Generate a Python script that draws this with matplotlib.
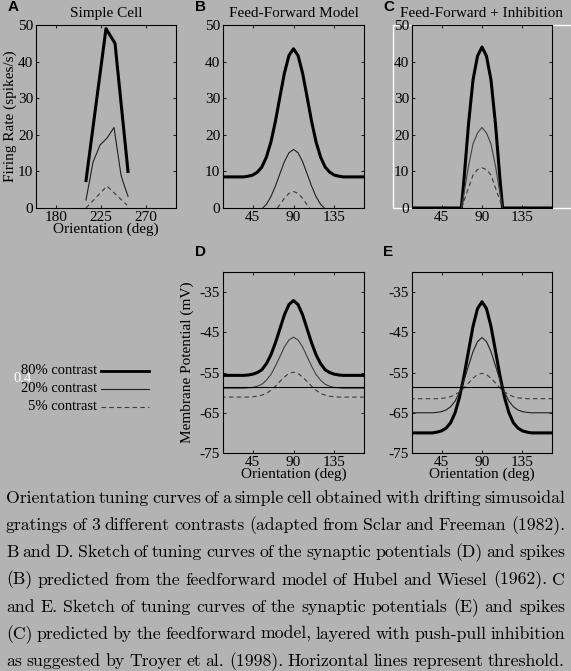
import matplotlib
matplotlib.use("Agg")
import matplotlib.pyplot as plt
from matplotlib.lines import Line2D
from matplotlib.patches import Rectangle

W, H = 571, 671
BG = "#b3b3b3"
SERIF = "Liberation Serif"

# A: measured simple cell
a_ori_80 = [210, 230, 239, 252]
a_rate_80 = [7.5, 49, 45, 10]
a_ori_20 = [210, 217, 224, 231, 238, 245, 247, 252]
a_rate_20 = [2.2, 12.5, 17.2, 19.1, 22, 9, 7.2, 3.2]
a_ori_5 = [210, 231, 251]
a_rate_5 = [0, 6, 0.8]

# B / D / E share the orientation grid
ori = [10, 15, 20, 25, 30, 35, 40, 45, 50, 55, 60, 65, 70, 75, 80, 85, 90,
       95, 100, 105, 110, 115, 120, 125, 130, 135, 140, 145, 150, 155, 160, 165, 170]

b_rate_80 = [8.5, 8.5, 8.5, 8.5, 8.5, 8.5, 8.7, 9.0, 9.8, 11.2, 13.9, 18.0, 23.7, 30.4, 36.9, 41.7, 43.5,
             41.7, 36.9, 30.4, 23.7, 18.0, 13.9, 11.2, 9.8, 9.0, 8.7, 8.5, 8.5, 8.5, 8.5, 8.5, 8.5]
b_ori_20 = [56, 60, 65, 70, 75, 80, 85, 90, 95, 100, 105, 110, 115, 120, 124]
b_rate_20 = [0, 1.0, 3.1, 6.0, 9.4, 12.7, 15.1, 16.0, 15.1, 12.7, 9.4, 6.0, 3.1, 1.0, 0]
b_ori_5 = [72, 75, 80, 85, 90, 95, 100, 105, 108]
b_rate_5 = [0, 0.9, 2.7, 4.0, 4.5, 4.0, 2.7, 0.9, 0]

c_ori_80 = [10, 67, 70, 75, 80, 85, 90, 95, 100, 105, 110, 113, 170]
c_rate_80 = [0, 0, 8, 23, 35, 41.5, 44, 41.5, 35, 23, 8, 0, 0]
c_ori = [67, 70, 75, 80, 85, 90, 95, 100, 105, 110, 113]
c_rate_20 = [0, 4, 11.5, 17.5, 20.5, 22, 20.5, 17.5, 11.5, 4, 0]
c_rate_5 = [0, 2, 5.5, 9, 10.5, 11, 10.5, 9, 5.5, 2, 0]

d_vm_80 = [-55.7, -55.7, -55.7, -55.7, -55.7, -55.7, -55.6, -55.4, -55.0, -54.3, -52.8, -50.6, -47.6, -44.1, -40.6, -38.1, -37.1,
           -38.1, -40.6, -44.1, -47.6, -50.6, -52.8, -54.3, -55.0, -55.4, -55.6, -55.7, -55.7, -55.7, -55.7, -55.7, -55.7]
d_vm_20 = [-58.9, -58.9, -58.9, -58.9, -58.9, -58.9, -58.8, -58.7, -58.4, -57.9, -56.9, -55.5, -53.4, -51.0, -48.6, -46.9, -46.2,
           -46.9, -48.6, -51.0, -53.4, -55.5, -56.9, -57.9, -58.4, -58.7, -58.8, -58.9, -58.9, -58.9, -58.9, -58.9, -58.9]
d_vm_5 = [-61.1, -61.1, -61.1, -61.1, -61.1, -61.1, -61.1, -61.0, -60.9, -60.6, -60.2, -59.4, -58.4, -57.2, -56.1, -55.2, -54.9,
          -55.2, -56.1, -57.2, -58.4, -59.4, -60.2, -60.6, -60.9, -61.0, -61.1, -61.1, -61.1, -61.1, -61.1, -61.1, -61.1]

e_vm_80 = [-70, -70, -70, -70, -70, -70, -69.8, -69.5, -68.8, -67.5, -65.0, -61.1, -55.8, -49.6, -43.5, -39.1, -37.4,
           -39.1, -43.5, -49.6, -55.8, -61.1, -65.0, -67.5, -68.8, -69.5, -69.8, -70, -70, -70, -70, -70, -70]
e_vm_20 = [-65, -65, -65, -65, -65, -65, -64.9, -64.7, -64.3, -63.5, -62.1, -59.9, -56.9, -53.3, -49.8, -47.3, -46.3,
           -47.3, -49.8, -53.3, -56.9, -59.9, -62.1, -63.5, -64.3, -64.7, -64.9, -65, -65, -65, -65, -65, -65]
e_vm_5 = [-61.5, -61.5, -61.5, -61.5, -61.5, -61.5, -61.5, -61.4, -61.3, -61.0, -60.5, -59.8, -58.8, -57.6, -56.4, -55.5, -55.2,
          -55.5, -56.4, -57.6, -58.8, -59.8, -60.5, -61.0, -61.3, -61.4, -61.5, -61.5, -61.5, -61.5, -61.5, -61.5, -61.5]

threshold = -58.5

rate_ticks = [0, 10, 20, 30, 40, 50]
vm_ticks = [-75, -65, -55, -45, -35]
vm_labels = ["-75", "-65", "-55", "-45", "-35"]
ori_ticks = [45, 90, 135]
a_ticks = [180, 225, 270]

legend_labels = ["80% contrast", "20% contrast", "5% contrast"]

caption = [
    "Orientation tuning curves of a simple cell obtained with drifting simusoidal",
    "gratings of 3 different contrasts (adapted from Sclar and Freeman (1982).",
    "B and D. Sketch of tuning curves of the synaptic potentials (D) and spikes",
    "(B) predicted from the feedforward model of Hubel and Wiesel (1962).  C",
    "and E. Sketch of tuning curves of the synaptic potentials (E) and spikes",
    "(C) predicted by the feedforward model, layered with push-pull inhibition",
    "as suggested by Troyer et al. (1998).  Horizontal lines represent threshold.",
]

THICK = dict(color="black", lw=2.2)
THIN = dict(color="#202020", lw=0.8)
DASH = dict(color="#3a3a3a", lw=0.8, ls=(0, (4, 3)))
FS = 11

fig = plt.figure(figsize=(W / 100, H / 100), dpi=100, facecolor=BG)


def box(l, t, r, b):
    return [l / W, 1 - b / H, (r - l) / W, (b - t) / H]


def style(ax):
    ax.set_facecolor(BG)
    for s in ax.spines.values():
        s.set_linewidth(0.8)
    ax.tick_params(direction="in", top=True, right=True, length=2.5, width=0.6,
                   pad=2, labelsize=FS)
    for lab in ax.get_xticklabels() + ax.get_yticklabels():
        lab.set_family(SERIF)


# white frame artifact behind panel C
fig.patches.append(Rectangle((392.5 / W, 1 - 208 / H), 190 / W, 183 / H,
                             transform=fig.transFigure, fill=False,
                             edgecolor="white", lw=1.0, zorder=-1))

axA = fig.add_axes(box(36, 25, 176, 208))
axA.plot(a_ori_80, a_rate_80, **THICK)
axA.plot(a_ori_20, a_rate_20, **THIN)
axA.plot(a_ori_5, a_rate_5, **DASH)
axA.set_xlim(160, 300)
axA.set_ylim(0, 50)
axA.set_xticks(a_ticks)
axA.set_yticks(rate_ticks)
style(axA)
axA.set_title("Simple Cell", family=SERIF, fontsize=FS, pad=6)
axA.set_xlabel("Orientation (deg)", family=SERIF, fontsize=FS, labelpad=-1)
axA.set_ylabel("Firing Rate (spikes/s)", family=SERIF, fontsize=FS, labelpad=1)

axB = fig.add_axes(box(223, 25, 364, 208))
axB.plot(ori, b_rate_80, **THICK)
axB.plot(b_ori_20, b_rate_20, **THIN)
axB.plot(b_ori_5, b_rate_5, **DASH)
axB.set_xlim(12, 168)
axB.set_ylim(0, 50)
axB.set_xticks(ori_ticks)
axB.set_yticks(rate_ticks)
style(axB)
axB.set_title("Feed-Forward Model", family=SERIF, fontsize=FS, pad=6)

axC = fig.add_axes(box(412, 25, 552, 208))
axC.plot(c_ori_80, c_rate_80, **THICK)
axC.plot(c_ori, c_rate_20, color="#404040", lw=0.8)
axC.plot(c_ori, c_rate_5, **DASH)
axC.set_xlim(12, 168)
axC.set_ylim(0, 50)
axC.set_xticks(ori_ticks)
axC.set_yticks(rate_ticks)
style(axC)
axC.set_title("Feed-Forward + Inhibition", family=SERIF, fontsize=FS, pad=6)

axD = fig.add_axes(box(223, 272, 364, 453))
axD.plot(ori, d_vm_80, **THICK)
axD.plot(ori, d_vm_20, color="#404040", lw=0.8)
axD.plot(ori, d_vm_5, **DASH)
axD.axhline(threshold, color="black", lw=0.8)
axD.set_xlim(12, 168)
axD.set_ylim(-75, -30)
axD.set_xticks(ori_ticks)
axD.set_yticks(vm_ticks)
axD.set_yticklabels(vm_labels)
style(axD)
axD.set_xlabel("Orientation (deg)", family=SERIF, fontsize=FS, labelpad=-1)
axD.set_ylabel("Membrane Potential (mV)", family=SERIF, fontsize=FS, labelpad=4)

axE = fig.add_axes(box(412, 272, 552, 453))
axE.plot(ori, e_vm_80, **THICK)
axE.plot(ori, e_vm_20, **THIN)
axE.plot(ori, e_vm_5, **DASH)
axE.axhline(threshold, color="black", lw=0.8)
axE.set_xlim(12, 168)
axE.set_ylim(-75, -30)
axE.set_xticks(ori_ticks)
axE.set_yticks(vm_ticks)
axE.set_yticklabels(vm_labels)
style(axE)
axE.set_xlabel("Orientation (deg)", family=SERIF, fontsize=FS, labelpad=-1)

# panel letters
for letter, (px, py) in zip("ABCDE", [(13, 7), (200, 7), (389, 7), (200, 252), (388, 252)]):
    fig.text(px / W, 1 - py / H, letter, family="Liberation Sans", weight="bold",
             fontsize=11, ha="center", va="center")

# legend drawn by hand at the left of D
fig.text(14 / W, 1 - 379 / H, "0.4", color="white", family=SERIF, fontsize=10.5,
         ha="left", va="center")
styles = [dict(color="black", lw=2.0), THIN, DASH]
for i, (lab, st) in enumerate(zip(legend_labels, styles)):
    y = 371 + 18 * i
    fig.text(97 / W, 1 - y / H, lab, family=SERIF, fontsize=10.5, ha="right", va="center")
    fig.add_artist(Line2D([101 / W, 149 / W], [1 - y / H, 1 - y / H],
                          transform=fig.transFigure, **st))

# caption, justified between the margins
cap_font = ["cmr10", "DejaVu Serif"]
cap_left, cap_right = 6, 565
r = fig.canvas.get_renderer()
probes = [fig.text(0, 0, w, family=cap_font, fontsize=12) for w in caption[0].split()]
natural = sum(p.get_window_extent(r).width for p in probes)
for p in probes:
    p.remove()
fs = 12 * (cap_right - cap_left - 9 * 3.5) / natural

for i, line in enumerate(caption):
    yb = 1 - (503 + 27.2 * i) / H
    words = line.split()
    texts = [fig.text(0, yb, w, family=cap_font, fontsize=fs, va="baseline") for w in words]
    widths = [t.get_window_extent(r).width for t in texts]
    gap = (cap_right - cap_left - sum(widths)) / (len(words) - 1)
    x = cap_left
    for t, w in zip(texts, widths):
        t.set_x(x / W)
        x += w + gap

fig.savefig("out.png", dpi=100, facecolor=BG)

* [Work instructions]:
Leave out the pictures, then repeat the listing above exactly from its first line to the line with "9, 5.5, 2, 0]", inclusive.

* [Solution to the problem]:
Generate a Python script that draws this with matplotlib.
import matplotlib
matplotlib.use("Agg")
import matplotlib.pyplot as plt
from matplotlib.lines import Line2D
from matplotlib.patches import Rectangle

W, H = 571, 671
BG = "#b3b3b3"
SERIF = "Liberation Serif"

# A: measured simple cell
a_ori_80 = [210, 230, 239, 252]
a_rate_80 = [7.5, 49, 45, 10]
a_ori_20 = [210, 217, 224, 231, 238, 245, 247, 252]
a_rate_20 = [2.2, 12.5, 17.2, 19.1, 22, 9, 7.2, 3.2]
a_ori_5 = [210, 231, 251]
a_rate_5 = [0, 6, 0.8]

# B / D / E share the orientation grid
ori = [10, 15, 20, 25, 30, 35, 40, 45, 50, 55, 60, 65, 70, 75, 80, 85, 90,
       95, 100, 105, 110, 115, 120, 125, 130, 135, 140, 145, 150, 155, 160, 165, 170]

b_rate_80 = [8.5, 8.5, 8.5, 8.5, 8.5, 8.5, 8.7, 9.0, 9.8, 11.2, 13.9, 18.0, 23.7, 30.4, 36.9, 41.7, 43.5,
             41.7, 36.9, 30.4, 23.7, 18.0, 13.9, 11.2, 9.8, 9.0, 8.7, 8.5, 8.5, 8.5, 8.5, 8.5, 8.5]
b_ori_20 = [56, 60, 65, 70, 75, 80, 85, 90, 95, 100, 105, 110, 115, 120, 124]
b_rate_20 = [0, 1.0, 3.1, 6.0, 9.4, 12.7, 15.1, 16.0, 15.1, 12.7, 9.4, 6.0, 3.1, 1.0, 0]
b_ori_5 = [72, 75, 80, 85, 90, 95, 100, 105, 108]
b_rate_5 = [0, 0.9, 2.7, 4.0, 4.5, 4.0, 2.7, 0.9, 0]

c_ori_80 = [10, 67, 70, 75, 80, 85, 90, 95, 100, 105, 110, 113, 170]
c_rate_80 = [0, 0, 8, 23, 35, 41.5, 44, 41.5, 35, 23, 8, 0, 0]
c_ori = [67, 70, 75, 80, 85, 90, 95, 100, 105, 110, 113]
c_rate_20 = [0, 4, 11.5, 17.5, 20.5, 22, 20.5, 17.5, 11.5, 4, 0]
c_rate_5 = [0, 2, 5.5, 9, 10.5, 11, 10.5, 9, 5.5, 2, 0]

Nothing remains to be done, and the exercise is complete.